Yes, well, I mean, just kind of answering that when we close till -- at the highest leverage we'd ever been at 1.6. I mean, it's still pretty conservative number. But it's kind of getting up there towards the tips of where we're comfortable as a company and as a management team. If we wanted to do a $550 million transaction today, it would be much, much easier to do than it was 6 months ago or 6 months prior to that, or 6 months prior to that. So you could a $500 million deal today T.J. and really -- it's going to...

Tiffany J. Thom

Look, we're back at an underlevered position, projections are, I think, solid.

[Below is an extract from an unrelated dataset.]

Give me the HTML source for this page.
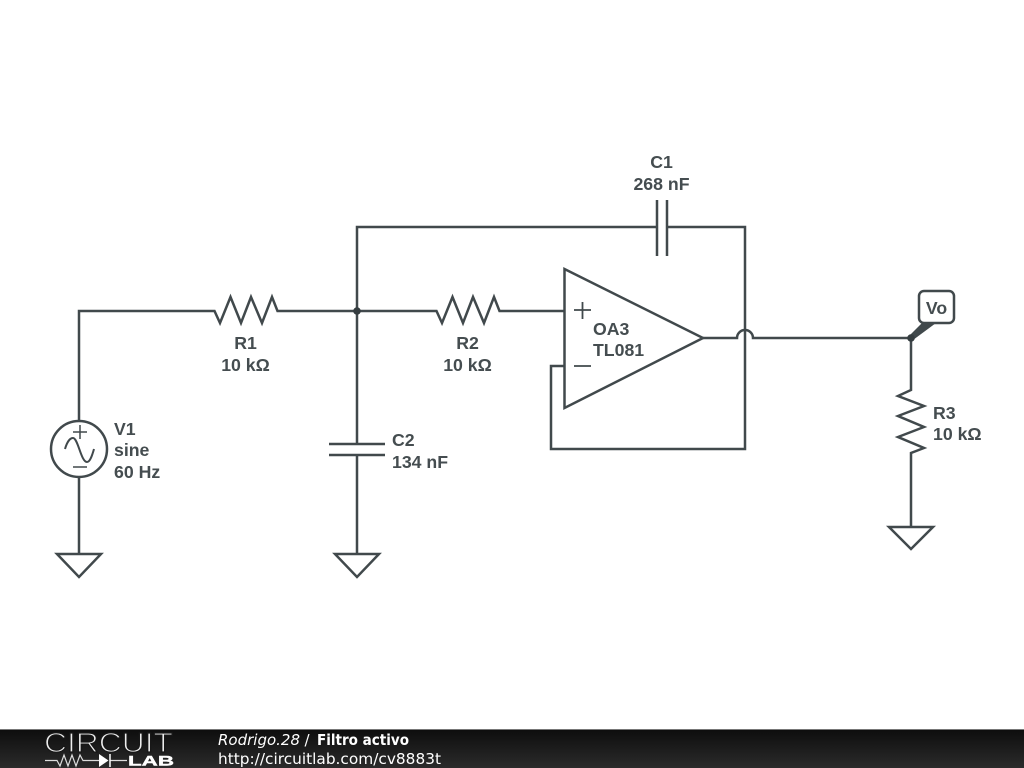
<!DOCTYPE html>
<html>
<head>
<meta charset="utf-8">
<style>
html,body{margin:0;padding:0;background:#fff;width:1024px;height:768px;overflow:hidden}
svg{display:block}
.l{font-family:"Liberation Sans",sans-serif;font-weight:bold;font-size:17.7px;fill:#454d50}
.f{font-family:"DejaVu Sans",sans-serif;font-size:15px;fill:#fff}
</style>
</head>
<body>
<svg width="1024" height="768" viewBox="0 0 1024 768" xmlns="http://www.w3.org/2000/svg">
<defs>
<linearGradient id="bar" x1="0" y1="0" x2="0" y2="1">
<stop offset="0" stop-color="#0d0d0d"/>
<stop offset="1" stop-color="#2b2b2b"/>
</linearGradient>
</defs>
<g fill="none" stroke="#41494c" stroke-width="2.5" stroke-linejoin="miter" stroke-linecap="butt">
<!-- wires -->
<path d="M79 421V311H214.5L220 323L230.5 297L241 323L251 297L262 323L272 297L277.5 311H436.5L442 323L452.5 297L463 323L473 297L484 323L494 297L499.5 311H564.5"/>
<path d="M357 311V227H657M667 227H745V449H551V366H564.5"/>
<path d="M357 311V444M357 455V554"/>
<path d="M79 477V554"/>
<!-- C1 -->
<path d="M657 200V256M667 200V256"/>
<!-- C2 -->
<path d="M329 444H385M329 455H385"/>
<!-- grounds -->
<path d="M57 554H101L79 577Z"/>
<path d="M335 554H379L357 577Z"/>
<path d="M889 527H933L911 549Z"/>
<!-- V1 -->
<circle cx="79" cy="449" r="28"/>
<path d="M73 432H87M80 425V439M73 467H87" stroke-width="1.5"/>
<path d="M65 449C67 442 70 438 73 438C78 438 81 462 87 462C90 462 92 456 94 449" stroke-width="2"/>
<!-- opamp -->
<path d="M564.5 269V408L703 338Z"/>
<path d="M574 310H591M582.5 302V319M574 366H591" stroke-width="1.800"/>
<!-- output with jump -->
<path d="M703 338H737A8 8 0 0 1 753 338H911"/>
<!-- R3 -->
<path d="M911 338V390L898 396L924 406L898 416L924 427L898 437L924 448L911 453V527"/>
<!-- Vo -->
<rect x="919" y="291" width="35" height="32" rx="5" ry="5"/>
</g>
<path d="M909 336L922 323H936L913 340Z" fill="#41494c"/>
<circle cx="357" cy="311" r="3.8" fill="#353d40"/>
<circle cx="911" cy="338" r="3.8" fill="#353d40"/>
<!-- labels -->
<text class="l" x="245.500" y="349" text-anchor="middle">R1</text>
<text class="l" x="245.500" y="371" text-anchor="middle">10 kΩ</text>
<text class="l" x="467.500" y="349" text-anchor="middle">R2</text>
<text class="l" x="467.500" y="371" text-anchor="middle">10 kΩ</text>
<text class="l" x="661.500" y="168" text-anchor="middle">C1</text>
<text class="l" x="661.500" y="190" text-anchor="middle">268 nF</text>
<text class="l" x="392" y="446">C2</text>
<text class="l" x="392" y="468">134 nF</text>
<text class="l" x="114" y="435">V1</text>
<text class="l" x="114" y="456">sine</text>
<text class="l" x="114" y="478">60 Hz</text>
<text class="l" x="593" y="335">OA3</text>
<text class="l" x="593" y="356">TL081</text>
<text class="l" x="933" y="419">R3</text>
<text class="l" x="933" y="440">10 kΩ</text>
<text class="l" x="936.500" y="314" text-anchor="middle">Vo</text>
<!-- footer -->
<rect x="0" y="729" width="1024" height="39" fill="url(#bar)"/>
<rect x="0" y="729" width="1024" height="1" fill="#777"/>
<text x="44" y="752" textLength="129" lengthAdjust="spacingAndGlyphs" style="font-family:'Liberation Sans',sans-serif;font-size:27.5px;fill:#eee;stroke:#181818;stroke-width:1.200;paint-order:fill stroke">CIRCUIT</text>
<path d="M45 760.500H57L60 766L64 755L68 766L72 755L76 766L80 755L83 760.500H99M110 760.500H127" fill="none" stroke="#ddd" stroke-width="1.200"/>
<path d="M99 754V767L108.500 760.500Z" fill="#fff"/>
<path d="M110 754V767" stroke="#fff" stroke-width="1.500"/>
<text x="128" y="765.500" textLength="46" lengthAdjust="spacingAndGlyphs" style="font-family:'Liberation Sans',sans-serif;font-weight:bold;font-size:14px;fill:#fff;stroke:#fff;stroke-width:.4">LAB</text>
<text class="f" x="218" y="745" font-style="italic">Rodrigo.28</text>
<text class="f" x="304.500" y="745">/</text>
<text class="f" x="317" y="745" font-weight="bold" textLength="92" lengthAdjust="spacingAndGlyphs">Filtro activo</text>
<text class="f" x="218" y="764" textLength="223" lengthAdjust="spacingAndGlyphs">http://circuitlab.com/cv8883t</text>
</svg>
</body>
</html>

And obviously, our desires is to always come in and out of transaction in as good a shape as we can.

Gary C. Hanna

As strong as you entered.

Tiffany J. Thom

Or a very, very quick line of sight to bring it back down. And it goes back to the earlier question, are we going to really deviate from buying proved reserves, buying production and the answer is, we're in the higher the basin we're 80% of production in the Gulf of Mexico on the oil side is coming from most of these assets have cash flow. And so, it's just -- again, it's not self-fulfilling deals, so...

Gary C. Hanna

All right. Did that answer it? Okay. I think that's it. Well, thank you, all again. We really appreciate your time. Thank you.